Expect it to be imperfect, and let it be. Every show, every audition, every coaching is a growth opportunity, not a final exam. If a performance ever feels completely flawless with nothing left to improve, that usually means you picked something too small for yourself. Leave room to grow, and treat every stage as a place to keep building rather than a verdict on whether you belong.
Make every word land: diction and text
There's a craft element specific to musical theatre that pop and classical singers often underestimate, and it will hold you back if you ignore it: in this art form, the audience has to understand every single word. A musical tells its story through lyrics, and a gorgeous tone that swallows the text fails the most basic job of the genre. The greatest musical theatre performers are the ones whose words land in the back row as clearly as their high notes do.

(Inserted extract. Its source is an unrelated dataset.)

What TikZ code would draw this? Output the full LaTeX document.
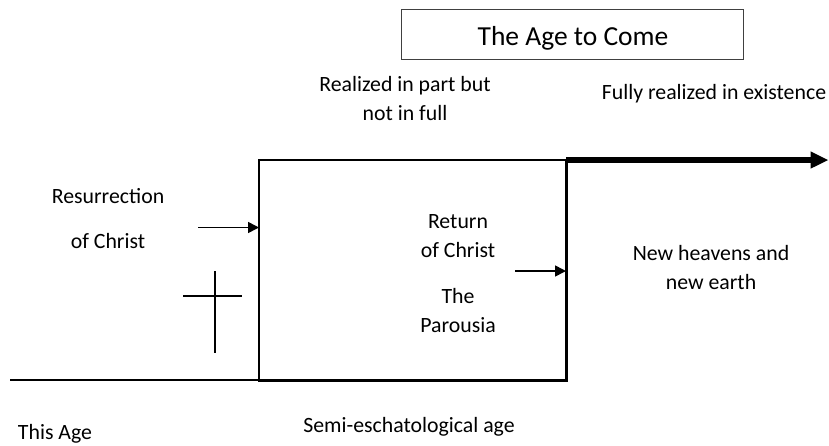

This is partly technical. Crisp consonants, clear vowels, and the discipline to finish the ends of words rather than letting them dissolve are all trainable skills. A common fault is fattening every vowel into something operatically round at the expense of intelligibility, which can sound impressive and communicate nothing. The musical theatre standard sits closer to heightened, beautiful speech than to pure classical tone: you shape the sound for resonance, but never so much that "I love you" turns into a wash of vowels nobody can parse.
It's also about thought. Singers who deliver text well aren't reciting memorized syllables, they're thinking the thought as they sing it, the way you'd land on the important word in a sentence you actually meant. Find the operative words in each line, the ones that carry the meaning, and let them have a little more intention. Throw away the small connecting words the way you do in real speech. That shaping is what turns a sung lyric into a line of dialogue that happens to have a melody, which is exactly what a musical theatre song is supposed to be.
A useful practice habit is to speak your lyrics out loud as a monologue before you ever sing them, finding the natural emphasis and meaning as pure text. Then carry that same clarity and intention into the sung version. When the words drive the music instead of the music flattening the words, you sound like a storyteller rather than a vocalist performing a song, and that is the entire difference musical theatre is listening for. Pair clean diction with real thought behind every phrase, and you'll communicate at a level that pure vocal beauty never reaches on its own.
You can learn this
The biggest obstacle for most people getting into musical theatre voice isn't their instrument. It's the story they tell themselves about whether they're allowed to. There's a stubborn myth that singing is something you're either born with or you aren't — that if you didn't sing as a kid, your window closed. It's not true, and it stops people from doing something that would genuinely enrich their lives.
I'll say it as plainly as I can: every singer can learn, given the right instruction and enough time. The musical theatre voice is built, not bestowed. It's the only instrument made of meat, which means it's trainable tissue, not a fixed gift. The people on those stages put in the reps on breath, freedom, registration, and storytelling, and then they kept going.
So start. Train the three pillars a few minutes a day, build your mix, learn to sing for the character, find someone to put ears on you, and get into a room. Pick one thing from this article — I'd start with five daily minutes of lip bubbles and breath work — and do it this week. Watch what your voice does in ninety days.